Long-lived predator-prey dynamics in the pedestal of near-zero torque high performance DIII-D plasmas

Abstract

Quiescent high performance plasmas (often termed QH-mode) are attractive due to the replacement of potentially damaging energy and particle releases known as edge localized modes by relatively benign edge harmonic oscillations (EHOs). These EHOs are believed to be driven unstable by edge current and/or edge toroidal rotational shear and contribute to edge particle transport. Decreasing the applied neutral beam torque in standard QH-mode discharge leads to an improved quiescent phase of higher and wider pedestal, also known as the wide-pedestal QH-mode [Burrell et al., Phys. Plasmas 23, 056103 (2016)]. This work expands upon the observed limit cycle oscillation (LCO) dynamics [Barada et al., Phys. Rev. Lett. 120, 135002 (2018)] in this wide pedestal QH-mode. The onset of these LCOs after wide-pedestal transition is found to be correlated with the disappearance of coherent EHOs which happens either when the edge maximum bootstrap current decreases after the transition or when the toroidal rotation is decreased consistent with simulation predictions.

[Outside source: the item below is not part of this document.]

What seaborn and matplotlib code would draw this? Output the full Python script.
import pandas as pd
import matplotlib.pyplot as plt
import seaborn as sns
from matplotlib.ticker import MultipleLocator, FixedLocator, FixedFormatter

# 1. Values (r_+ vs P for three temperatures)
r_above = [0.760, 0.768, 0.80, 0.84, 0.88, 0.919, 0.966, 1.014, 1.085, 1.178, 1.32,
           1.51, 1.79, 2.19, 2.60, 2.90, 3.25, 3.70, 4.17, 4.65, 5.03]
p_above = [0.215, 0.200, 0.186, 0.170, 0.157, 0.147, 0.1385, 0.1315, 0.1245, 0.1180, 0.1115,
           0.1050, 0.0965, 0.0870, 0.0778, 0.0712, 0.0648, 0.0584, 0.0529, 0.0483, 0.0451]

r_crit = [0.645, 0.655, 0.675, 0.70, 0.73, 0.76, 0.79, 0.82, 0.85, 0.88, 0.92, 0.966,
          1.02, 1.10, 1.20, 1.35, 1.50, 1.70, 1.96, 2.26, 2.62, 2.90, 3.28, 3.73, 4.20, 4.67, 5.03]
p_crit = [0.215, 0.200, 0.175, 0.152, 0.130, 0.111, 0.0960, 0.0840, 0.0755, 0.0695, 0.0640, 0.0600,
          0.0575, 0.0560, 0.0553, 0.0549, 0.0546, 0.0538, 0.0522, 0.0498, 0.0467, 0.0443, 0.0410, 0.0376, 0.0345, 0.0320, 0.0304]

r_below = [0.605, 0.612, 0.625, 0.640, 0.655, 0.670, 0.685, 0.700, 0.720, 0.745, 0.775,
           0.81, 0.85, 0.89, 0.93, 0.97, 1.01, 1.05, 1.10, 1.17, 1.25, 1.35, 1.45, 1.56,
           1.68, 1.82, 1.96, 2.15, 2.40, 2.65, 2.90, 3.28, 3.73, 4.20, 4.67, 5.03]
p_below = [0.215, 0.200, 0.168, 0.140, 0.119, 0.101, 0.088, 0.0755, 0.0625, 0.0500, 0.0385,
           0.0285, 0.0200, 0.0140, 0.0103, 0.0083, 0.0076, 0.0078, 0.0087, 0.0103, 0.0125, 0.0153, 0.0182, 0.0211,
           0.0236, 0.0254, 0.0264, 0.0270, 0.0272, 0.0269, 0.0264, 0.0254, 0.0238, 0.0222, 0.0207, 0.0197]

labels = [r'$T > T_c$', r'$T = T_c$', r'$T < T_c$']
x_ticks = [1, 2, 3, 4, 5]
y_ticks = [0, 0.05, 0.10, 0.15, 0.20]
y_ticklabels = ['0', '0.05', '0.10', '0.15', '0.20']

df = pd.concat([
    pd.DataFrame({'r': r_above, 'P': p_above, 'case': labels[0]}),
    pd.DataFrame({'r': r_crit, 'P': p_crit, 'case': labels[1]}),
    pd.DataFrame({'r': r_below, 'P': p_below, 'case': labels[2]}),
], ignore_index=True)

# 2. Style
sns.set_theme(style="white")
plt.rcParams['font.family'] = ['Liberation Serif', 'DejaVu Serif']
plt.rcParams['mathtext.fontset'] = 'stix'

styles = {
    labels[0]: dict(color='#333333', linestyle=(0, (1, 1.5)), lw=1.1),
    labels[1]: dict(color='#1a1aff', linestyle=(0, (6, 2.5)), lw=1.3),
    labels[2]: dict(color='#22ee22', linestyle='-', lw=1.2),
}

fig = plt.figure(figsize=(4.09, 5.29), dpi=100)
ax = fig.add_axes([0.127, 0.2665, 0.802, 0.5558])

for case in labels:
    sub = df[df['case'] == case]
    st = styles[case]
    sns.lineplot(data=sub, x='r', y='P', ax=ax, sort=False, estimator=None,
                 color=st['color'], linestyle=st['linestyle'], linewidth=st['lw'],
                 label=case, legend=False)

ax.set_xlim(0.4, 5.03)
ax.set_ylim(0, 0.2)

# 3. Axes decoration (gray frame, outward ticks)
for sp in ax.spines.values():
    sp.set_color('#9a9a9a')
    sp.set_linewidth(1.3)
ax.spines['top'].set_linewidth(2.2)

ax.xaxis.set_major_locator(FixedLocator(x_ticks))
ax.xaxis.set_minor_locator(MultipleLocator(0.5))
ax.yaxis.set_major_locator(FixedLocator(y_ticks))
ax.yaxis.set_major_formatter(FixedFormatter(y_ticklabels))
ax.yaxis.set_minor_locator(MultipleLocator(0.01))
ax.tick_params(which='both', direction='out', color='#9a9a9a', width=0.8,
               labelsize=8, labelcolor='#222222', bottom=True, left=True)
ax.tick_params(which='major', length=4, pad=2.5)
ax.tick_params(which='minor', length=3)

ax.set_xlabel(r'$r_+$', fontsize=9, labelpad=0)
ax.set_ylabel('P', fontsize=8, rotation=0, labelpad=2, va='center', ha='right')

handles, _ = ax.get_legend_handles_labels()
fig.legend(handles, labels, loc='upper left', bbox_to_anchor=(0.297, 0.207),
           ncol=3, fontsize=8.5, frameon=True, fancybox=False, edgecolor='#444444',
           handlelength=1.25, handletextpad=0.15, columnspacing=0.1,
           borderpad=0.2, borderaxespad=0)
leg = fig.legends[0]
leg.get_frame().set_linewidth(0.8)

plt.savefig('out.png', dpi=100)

Sustainment of this quasistationary oscillating regime is found to be possible due to a predator-prey type competition between E × B velocity shear and turbulence density fluctuations facilitated by an inward propagation of nonzonal flow like toroidally and poloidally symmetric E × B velocity perturbations from these LCOs. These LCO dynamics are further controlled by adding electron cyclotron heating (ECH) to a neutral beam heated wide-pedestal QH-mode discharge which led to a surprising increase in energy confinement correlated with a concomitant decrease in edge turbulence in contrast to normally observed confinement degradation in H-mode with ECH.